Arkeologlar, Türkiye’den iddiası

Bu karanlık tabloda  İŞİD’in tarihsel ve kültürel mirası İslam dininin ardına sığınarak ticari amaçlarla yağmalaması, örgütün gerek kuzey Irak’ta gerekse Suriye’de 4 bin dolayında arkeolojik ören yerinde kaçak kazılara yön verdiği vurgulanıyor. Irak gizli haber alma servisinin dosyalarında dikkat çekilen bu iddiaya göre İŞİD, küresel boyutta eski eser kaçakçılığına yön vererek onlarca milyon dolar gelir sağlıyor. Kriminal grupların yönetimindeki kazılarda arkeologlar görev yapıyor. Suriye Antik Eserler Komisyonuna başkanlık eden Mamun Abdülkerim’in iddiasına göre İŞİD’le işbirliği yapan arkeologlar, Irak, Libya ve Türkiye’den getiriliyor. Ninive, Nimrud, Korsabad gibi antik kentler, Unesco’nun mirasındaki Hellenistik şehir Harta, arkeolojik zenginlikleri yağmalanan önemli merkezlerden bazıları.

Suriye’de 10 bin sit alanı yağmalandı

Suriye’de üç yıldır süre gelen iç savaş sonucu 10 bini aşkın arkeolojik ören yerinin  yağmalandığını ve tahrip edildiğini paylaşıyor Paolo Brusasco. 2014 eylül ayından bu yana Halep’te uygulanan yeni bir savaş tekniği, tarihi şehir merkezinde mayın döşenen yer altı galerilerinin  havaya uçurulmasını öngörüyor. Unesco’nun kültürel mirası kapsamındaki Halep’in tarihi merkezinde İslami Cephe, Yalbuga hamamı (1491), medrese, Osmanlı yönetimindeki Suriye’nin ilk büyük dini yapısı Kusruviye camisini (1537) tahrip etti. Öte yandan Suriye topraklarında Fırat üzerindeki Mari ve Dura Europos,  farklı kültürlerden kriminal grupların sürekli ve sistematik tehdidi altında.  Bu gruplara yön veren ise, İŞİD.

Mari şehrinde İŞİD’in emriyle vandallar  Zimri-Lim sarayını (M.Ö. 1780-1758) tahrip ederken kozmopolit Roma-Hellen kenti Dura Europos’ta arkeolojik yerleşmenin yüzde 80’i buldozer ve kazıcılarla yerle bir edildi. Antik kentte tapınaklar, hamam, agora vs’dan iz kalmadı. Bu tahribatın ardındaki imza da yine İŞİD.

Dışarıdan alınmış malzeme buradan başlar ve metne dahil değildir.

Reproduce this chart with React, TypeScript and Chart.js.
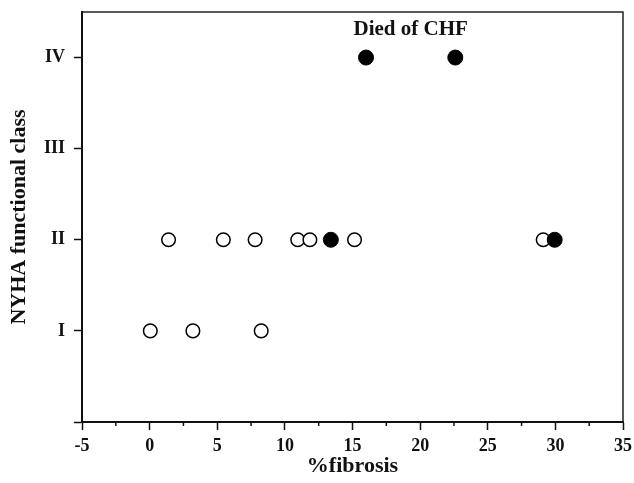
import React, { useEffect, useRef } from "react";
import { Chart, registerables } from "chart.js";

Chart.register(...registerables);

// ---- data ----
const openX = [0.05, 3.2, 8.25, 1.4, 5.45, 7.8, 10.95, 11.85, 15.15, 29.1];
const openY = [1, 1, 1, 2, 2, 2, 2, 2, 2, 2];
const filledX = [13.4, 29.95, 16.0, 22.6];
const filledY = [2, 2, 4, 4];
const yTickValues = [0, 1, 2, 3, 4];
const yTickLabels = ["", "I", "II", "III", "IV"];
const xMinorTicks = [-2.5, 2.5, 7.5, 12.5, 17.5, 22.5, 27.5, 32.5];
const annotationText = "Died of CHF";
const annotationPos = { x: 19.3, y: 4.31 };

const FONT = "'Liberation Serif', 'Times New Roman', serif";

const framePlugin = {
  id: "frame",
  afterDraw(chart: any) {
    const { ctx, chartArea, scales } = chart;
    ctx.save();
    ctx.strokeStyle = "#222";
    ctx.lineWidth = 1.5;
    ctx.beginPath();
    ctx.moveTo(chartArea.left, chartArea.top);
    ctx.lineTo(chartArea.right, chartArea.top);
    ctx.lineTo(chartArea.right, chartArea.bottom);
    ctx.stroke();
    ctx.strokeStyle = "#111";
    ctx.lineWidth = 1.5;
    const xs = scales.x;
    xMinorTicks.forEach((v) => {
      const px = xs.getPixelForValue(v);
      ctx.beginPath();
      ctx.moveTo(px, chartArea.bottom);
      ctx.lineTo(px, chartArea.bottom + 4);
      ctx.stroke();
    });
    ctx.fillStyle = "#111";
    ctx.font = `bold 21px ${FONT}`;
    ctx.textAlign = "center";
    ctx.textBaseline = "middle";
    ctx.fillText(
      annotationText,
      xs.getPixelForValue(annotationPos.x),
      scales.y.getPixelForValue(annotationPos.y)
    );
    ctx.restore();
  },
};

export default function App() {
  const ref = useRef<HTMLCanvasElement>(null);
  useEffect(() => {
    if (!ref.current) return;
    const chart = new Chart(ref.current, {
      type: "scatter",
      data: {
        datasets: [
          {
            label: "Died of CHF",
            data: filledX.map((x, i) => ({ x, y: filledY[i] })),
            backgroundColor: "#000",
            borderColor: "#000",
            borderWidth: 1,
            pointRadius: 7.5,
          },
          {
            label: "Alive",
            data: openX.map((x, i) => ({ x, y: openY[i] })),
            backgroundColor: "#fff",
            borderColor: "#000",
            borderWidth: 1.5,
            pointRadius: 6.8,
          },
        ],
      },
      options: {
        animation: false,
        responsive: false,
        maintainAspectRatio: false,
        layout: { padding: { top: 12, right: 11, left: 0, bottom: 0 } },
        plugins: { legend: { display: false }, tooltip: { enabled: false } },
        scales: {
          x: {
            type: "linear",
            min: -5,
            max: 35,
            afterFit: (s: any) => {
              s.height = 61;
              s.paddingLeft = 0;
              s.paddingRight = 0;
            },
            ticks: {
              stepSize: 5,
              color: "#111",
              padding: 6,
              font: { family: FONT, size: 18, weight: "bold" },
            },
            grid: {
              drawOnChartArea: false,
              drawTicks: true,
              tickLength: 8,
              tickWidth: 1.5,
              tickColor: "#111",
            },
            border: { display: true, color: "#111", width: 2 },
            title: {
              display: true,
              text: "%fibrosis",
              color: "#111",
              font: { family: FONT, size: 22, weight: "bold" },
              padding: { top: 4, bottom: 3 },
            },
          },
          y: {
            type: "linear",
            min: 0,
            max: 4.5,
            afterFit: (s: any) => {
              s.width = 82;
              s.paddingTop = 0;
              s.paddingBottom = 0;
            },
            afterBuildTicks: (s: any) => {
              s.ticks = yTickValues.map((v) => ({ value: v }));
            },
            ticks: {
              color: "#111",
              padding: 9,
              font: { family: FONT, size: 18, weight: "bold" },
              callback: (v: any) => {
                const i = yTickValues.indexOf(Number(v));
                return i >= 0 ? yTickLabels[i] : "";
              },
            },
            grid: {
              drawOnChartArea: false,
              drawTicks: true,
              tickLength: 8,
              tickWidth: 1.5,
              tickColor: "#111",
            },
            border: { display: true, color: "#111", width: 2 },
            title: {
              display: true,
              text: "NYHA functional class",
              color: "#111",
              font: { family: FONT, size: 22, weight: "bold" },
              padding: { top: 6, bottom: 4 },
            },
          },
        },
      },
      plugins: [framePlugin],
    });
    return () => chart.destroy();
  }, []);
  return (
    <div style={{ position: "fixed", left: 0, top: 0, width: 634, height: 483, background: "#fff" }}>
      <canvas ref={ref} width={634} height={483} style={{ display: "block" }} />
    </div>
  );
}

Suriye ve Irak’ta arkeolojik ve tarihi mirasın sorumluları, İŞİD’in yön verdiği kaçak arkeolojik kazılarda yağmalanan eserlerin batılı ülkelere Türkiye sınırında Şanlıurfa’dan kaçırıldığını öne sürüyor. Çakallar sofrasındaki sanat tarihi tacirlerinin  mühürler, tabletler, altın ve gümüş sikkeler, mozaikler ve nice değerli arkeoljik hazineyi batılı ülkelere pazarladığını iddia ediyor.

Paolo Brusasca, yağmalanan uygarlık beşiğinden çalınan arkeolojik ve tarihi eserlerin Batılı ülkelere pazarlanmasında kilit rol üstlenen arkeologlar, koleksiyoncular, müze yöneticileri ve Batılı alıcıların  İŞİD’e dolayısıyla terörizme ortak olduklarını duyuruyor.

Irak ve Suriye’de tablo git gide kararıyor.